MEDICAL BLOGGERS NOT ONLY EXPOUND ON THE LATEST TECHNOLOGIES and policy issues but also, as these excerpts show, use the Web as an outlet for the worry they feel and the fears they face in treating patients.

A ONE-QUESTION QUIZ

Adapted from a June 27 posting at The Cheerful Oncologist by St. Louis oncologist Craig Hildreth.

Last week my partners and I met with a health-care system executive charged with designing a hospital to be built here in suburban St. Louis. Mirabile dictu, the new place will include a cancer center.

As we studied the plans, I was struck with an epiphany that tore me from the banausic descriptions of office placement and patient flow.

“Do you know what is the biggest fear of oncologists?” I asked the group. “It is the fear of working alone. Without our nurses, secretaries and partners, without radiation oncologists, social workers, surgeons, radiologists and many other teammates, we could never give our patients anything close to acceptable care, let alone what they deserve to receive. This center is designed exactly the way we wish it could be.”

A well-planned cancer center is certainly a compliment to the designers, but to us it is a reprieve from the angst we experience daily.

TICK, TICK, TICK…

Adapted from a July 19 posting at Aggravated Doc Surg by “Aggravated DocSurg,” a general surgeon.

There is a part of surgery that largely goes unspoken: the worry. Most of the time, the operations I do are “routine,” although nothing is ever routine about surgery. But certain situations generate enough worry to make me feel as if the devil himself has taken up residence in my stomach, stoking the furnace of hell.

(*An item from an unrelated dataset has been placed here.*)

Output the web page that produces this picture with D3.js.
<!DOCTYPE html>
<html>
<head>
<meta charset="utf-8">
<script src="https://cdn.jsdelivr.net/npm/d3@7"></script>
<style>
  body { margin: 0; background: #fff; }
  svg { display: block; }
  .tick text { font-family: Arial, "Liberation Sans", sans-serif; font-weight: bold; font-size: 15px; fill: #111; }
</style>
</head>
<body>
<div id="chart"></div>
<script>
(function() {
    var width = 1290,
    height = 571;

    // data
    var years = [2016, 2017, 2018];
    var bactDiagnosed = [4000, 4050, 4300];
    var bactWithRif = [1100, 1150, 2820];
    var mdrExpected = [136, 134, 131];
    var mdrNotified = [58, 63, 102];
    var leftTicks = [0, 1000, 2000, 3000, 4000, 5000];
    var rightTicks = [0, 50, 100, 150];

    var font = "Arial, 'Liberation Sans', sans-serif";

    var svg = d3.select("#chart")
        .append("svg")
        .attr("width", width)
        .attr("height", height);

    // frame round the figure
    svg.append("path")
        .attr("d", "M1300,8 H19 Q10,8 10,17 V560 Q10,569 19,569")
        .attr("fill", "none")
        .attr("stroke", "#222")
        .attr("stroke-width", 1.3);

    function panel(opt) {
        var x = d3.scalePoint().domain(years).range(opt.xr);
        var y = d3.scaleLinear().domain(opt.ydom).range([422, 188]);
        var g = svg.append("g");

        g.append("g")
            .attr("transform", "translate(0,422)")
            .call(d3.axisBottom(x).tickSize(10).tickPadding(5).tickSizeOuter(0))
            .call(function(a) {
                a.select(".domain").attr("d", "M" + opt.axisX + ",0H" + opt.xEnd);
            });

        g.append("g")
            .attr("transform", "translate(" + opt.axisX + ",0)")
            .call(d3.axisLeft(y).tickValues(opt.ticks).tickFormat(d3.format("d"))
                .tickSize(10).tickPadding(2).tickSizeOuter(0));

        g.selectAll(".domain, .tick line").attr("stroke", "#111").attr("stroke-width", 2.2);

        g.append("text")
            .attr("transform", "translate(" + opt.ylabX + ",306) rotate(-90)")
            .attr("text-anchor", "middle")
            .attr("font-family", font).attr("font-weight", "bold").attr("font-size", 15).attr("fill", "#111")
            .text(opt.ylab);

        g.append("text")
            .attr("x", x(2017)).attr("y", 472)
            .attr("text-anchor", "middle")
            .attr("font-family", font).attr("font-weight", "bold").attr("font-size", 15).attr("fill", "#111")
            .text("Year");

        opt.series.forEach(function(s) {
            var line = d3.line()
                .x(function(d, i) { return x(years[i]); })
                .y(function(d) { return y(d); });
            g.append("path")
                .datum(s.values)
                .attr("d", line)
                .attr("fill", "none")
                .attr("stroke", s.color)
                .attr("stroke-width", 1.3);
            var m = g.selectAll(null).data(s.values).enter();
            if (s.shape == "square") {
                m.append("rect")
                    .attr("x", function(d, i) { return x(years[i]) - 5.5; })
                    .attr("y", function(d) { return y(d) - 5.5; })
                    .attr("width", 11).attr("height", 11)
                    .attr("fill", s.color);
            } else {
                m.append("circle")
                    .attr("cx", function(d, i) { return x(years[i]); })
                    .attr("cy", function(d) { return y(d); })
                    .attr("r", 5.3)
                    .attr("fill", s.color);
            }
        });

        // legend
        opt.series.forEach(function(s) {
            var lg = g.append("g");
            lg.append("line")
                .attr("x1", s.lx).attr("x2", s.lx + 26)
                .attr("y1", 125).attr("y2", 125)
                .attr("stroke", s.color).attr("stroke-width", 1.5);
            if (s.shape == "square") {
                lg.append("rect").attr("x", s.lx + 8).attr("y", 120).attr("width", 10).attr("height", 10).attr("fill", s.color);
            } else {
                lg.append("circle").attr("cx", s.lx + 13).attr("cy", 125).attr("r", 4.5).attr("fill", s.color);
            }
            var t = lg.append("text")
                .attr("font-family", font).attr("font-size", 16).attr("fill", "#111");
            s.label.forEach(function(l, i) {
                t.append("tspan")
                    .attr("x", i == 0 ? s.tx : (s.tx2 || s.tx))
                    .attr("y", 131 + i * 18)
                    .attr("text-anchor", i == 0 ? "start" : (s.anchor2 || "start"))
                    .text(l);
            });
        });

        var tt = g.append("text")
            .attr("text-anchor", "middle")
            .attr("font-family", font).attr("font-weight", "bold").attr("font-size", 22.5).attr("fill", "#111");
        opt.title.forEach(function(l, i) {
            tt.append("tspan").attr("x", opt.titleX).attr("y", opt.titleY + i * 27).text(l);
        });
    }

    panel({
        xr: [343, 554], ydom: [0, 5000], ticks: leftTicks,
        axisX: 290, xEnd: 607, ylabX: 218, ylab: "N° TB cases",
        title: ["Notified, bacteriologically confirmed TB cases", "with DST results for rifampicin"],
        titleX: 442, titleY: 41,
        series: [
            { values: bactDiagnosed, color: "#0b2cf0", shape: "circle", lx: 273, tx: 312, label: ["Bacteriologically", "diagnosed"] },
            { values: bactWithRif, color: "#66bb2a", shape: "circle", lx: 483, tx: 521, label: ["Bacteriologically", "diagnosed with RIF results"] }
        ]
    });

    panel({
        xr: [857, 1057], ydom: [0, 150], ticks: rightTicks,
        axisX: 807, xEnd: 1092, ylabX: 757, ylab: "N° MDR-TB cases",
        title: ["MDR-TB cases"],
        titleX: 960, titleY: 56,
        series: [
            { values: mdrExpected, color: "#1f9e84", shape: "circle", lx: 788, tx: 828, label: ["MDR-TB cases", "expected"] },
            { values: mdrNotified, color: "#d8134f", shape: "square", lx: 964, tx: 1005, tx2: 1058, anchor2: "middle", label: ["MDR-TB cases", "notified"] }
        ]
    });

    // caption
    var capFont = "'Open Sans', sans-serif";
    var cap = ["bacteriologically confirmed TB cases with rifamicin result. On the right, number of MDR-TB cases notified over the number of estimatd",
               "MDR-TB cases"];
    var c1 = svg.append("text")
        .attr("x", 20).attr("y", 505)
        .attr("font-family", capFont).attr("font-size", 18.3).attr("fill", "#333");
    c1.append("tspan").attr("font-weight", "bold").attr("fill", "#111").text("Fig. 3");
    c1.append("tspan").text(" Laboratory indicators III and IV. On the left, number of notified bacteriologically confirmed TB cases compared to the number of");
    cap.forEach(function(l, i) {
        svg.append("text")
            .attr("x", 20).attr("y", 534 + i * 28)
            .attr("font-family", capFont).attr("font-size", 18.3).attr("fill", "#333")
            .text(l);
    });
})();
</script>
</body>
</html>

In the vast majority of cases, all the anguish turns out to be a long night of self-torment, and the patient does just fine. But the need to worry never changes, because not every patient sails through hospitalization without a few squalls. And so I fret. I brood. I stew. I agonize. Because, as my old program director told me, “that’s what a good surgeon does. Nobody knows what went on in that operating room except you and God, but only you can correct a problem.”

PRESCRIPTION FOR DANGER

Adapted from a July 15 posting at medpundit by Penny Marchetti, an Ohio family doctor.

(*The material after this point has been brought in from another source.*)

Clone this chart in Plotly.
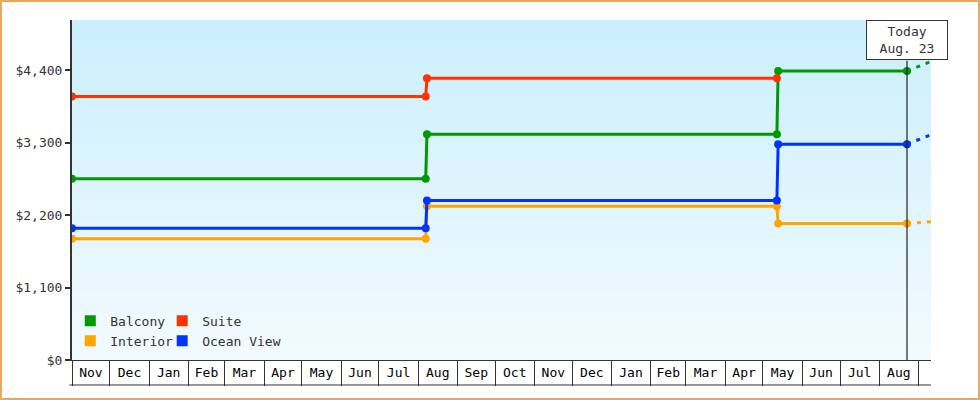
import plotly.graph_objects as go

# fares per cabin type, step dates
step_dates = ["2023-11-01", "2024-08-07", "2024-08-08", "2025-05-12", "2025-05-13", "2025-08-23"]
suite_dates = ["2023-11-01", "2024-08-07", "2024-08-08", "2025-05-12"]
balcony = [2750, 2750, 3425, 3425, 4385, 4385]
suite = [4000, 4000, 4275, 4275]
interior = [1840, 1840, 2335, 2335, 2070, 2070]
ocean_view = [2000, 2000, 2420, 2420, 3275, 3275]

# projection after today
proj_dates = ["2025-08-23", "2025-09-11"]
balcony_proj = [4385, 4530]
interior_proj = [2070, 2100]
ocean_view_proj = [3275, 3420]

today = "2025-08-23"
today_label = "Today<br>Aug. 23"
x_range = ["2023-11-01", "2025-09-11"]
y_range = [0, 5160]
y_ticks = [0, 1100, 2200, 3300, 4400]
y_ticktext = ["$0", "$1,100", "$2,200", "$3,300", "$4,400"]

FONT = "DejaVu Sans Mono"
INK = "#333333"
colors = {"Balcony": "#009900", "Suite": "#FF3300", "Interior": "#FFA500", "Ocean View": "#0033FF"}

fig = go.Figure()

series = [
    ("Balcony", step_dates, balcony),
    ("Suite", suite_dates, suite),
    ("Interior", step_dates, interior),
    ("Ocean View", step_dates, ocean_view),
]
for name, xs, ys in series:
    fig.add_trace(go.Scatter(x=xs, y=ys, mode="lines+markers", name=name, showlegend=False,
                             line=dict(color=colors[name], width=3),
                             marker=dict(color=colors[name], size=8)))

for name, ys in [("Balcony", balcony_proj), ("Interior", interior_proj), ("Ocean View", ocean_view_proj)]:
    fig.add_trace(go.Scatter(x=proj_dates, y=ys, mode="lines", showlegend=False, hoverinfo="skip",
                             line=dict(color=colors[name], width=3, dash="4px,6px")))

# legend: two columns -> two legends
for name, leg in [("Balcony", "legend"), ("Interior", "legend"), ("Suite", "legend2"), ("Ocean View", "legend2")]:
    fig.add_trace(go.Scatter(x=[None], y=[None], mode="markers", name=name, legend=leg,
                             marker=dict(symbol="square", size=11, color=colors[name])))

# empty trace so the month-cell divider axis gets drawn
fig.add_trace(go.Scatter(x=[None], y=[None], xaxis="x2", showlegend=False, hoverinfo="skip"))

# gradient background of plot area
n = 80
top, bot = (203, 239, 252), (242, 250, 254)
for i in range(n):
    t = i / (n - 1)
    c = tuple(round(bot[k] + (top[k] - bot[k]) * t) for k in range(3))
    fig.add_shape(type="rect", xref="paper", yref="paper", x0=0, x1=1, y0=i / n, y1=min(1, (i + 2) / n),
                  fillcolor="rgb(%d,%d,%d)" % c, line_width=0, layer="below")

# bottom line of month cells
fig.add_shape(type="line", xref="paper", yref="paper", x0=-0.003, x1=1, y0=-0.0735, y1=-0.0735,
              line=dict(color=INK, width=1))
# today marker
fig.add_shape(type="line", xref="x", yref="paper", x0=today, x1=today, y0=0, y1=0.88,
              line=dict(color="#222222", width=1.2))
fig.add_annotation(x=today, xref="x", y=1, yref="paper", yanchor="top", text=today_label,
                   showarrow=False, bgcolor="white", bordercolor=INK, borderwidth=1,
                   width=76, height=34, borderpad=2, font=dict(family=FONT, size=13, color=INK))
# outer border
fig.add_shape(type="rect", xref="paper", yref="paper", x0=-0.0827, x1=1.0559, y0=-0.1147, y1=1.0559,
              line=dict(color="#E8A862", width=2))

fig.update_layout(
    xaxis=dict(type="date", range=x_range, dtick="M1", tick0="2023-11-01", tickformat="%b",
               ticklabelmode="period", ticks="", showgrid=False, showline=True,
               linecolor=INK, linewidth=1, tickfont=dict(family=FONT, size=13, color="black")),
    xaxis2=dict(type="date", overlaying="x", matches="x", side="bottom", range=x_range,
                dtick="M1", tick0="2023-11-01", ticks="outside", ticklen=25, tickwidth=1,
                tickcolor=INK, showticklabels=False, showgrid=False, showline=False, zeroline=False),
    yaxis=dict(range=y_range, tickvals=y_ticks, ticktext=y_ticktext, showgrid=False,
               zeroline=False, showline=True, linecolor=INK, linewidth=2, ticks="outside",
               ticklen=5, tickwidth=2, tickcolor=INK, tickfont=dict(family=FONT, size=13, color=INK)),
)

legend_style = dict(bgcolor="rgba(0,0,0,0)", font=dict(family=FONT, size=13, color=INK),
                    yanchor="bottom", y=0.012, xanchor="left", tracegroupgap=0, itemwidth=30)
fig.update_layout(
    width=980, height=400,
    margin=dict(l=72, r=49, t=20, b=40),
    paper_bgcolor="white", plot_bgcolor="white",
    font=dict(family=FONT, size=13, color=INK),
    legend=dict(x=-0.002, **legend_style),
    legend2=dict(x=0.105, **legend_style),
)

fig.write_html("out.html", config={"displayModeBar": False},
               post_script="document.body.style.margin='0';")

Hackers can do all sorts of bad things with computers, like create their own prescriptions. The rules that govern computerized prescriptions ostensibly make things more secure, but there is a much more common method of electronic transmission of a prescription. It’s used every day in every physician’s office, and even in physicians’ homes and cars. Just about every patient has one too. It’s the telephone. Anyone can call any pharmacy, claim to be a doctor or a doctor’s representative, and give themselves a prescription for just about anything. There is absolutely no authentication at the point of use. They just take your word for it. But oddly, there are no rules about telephones.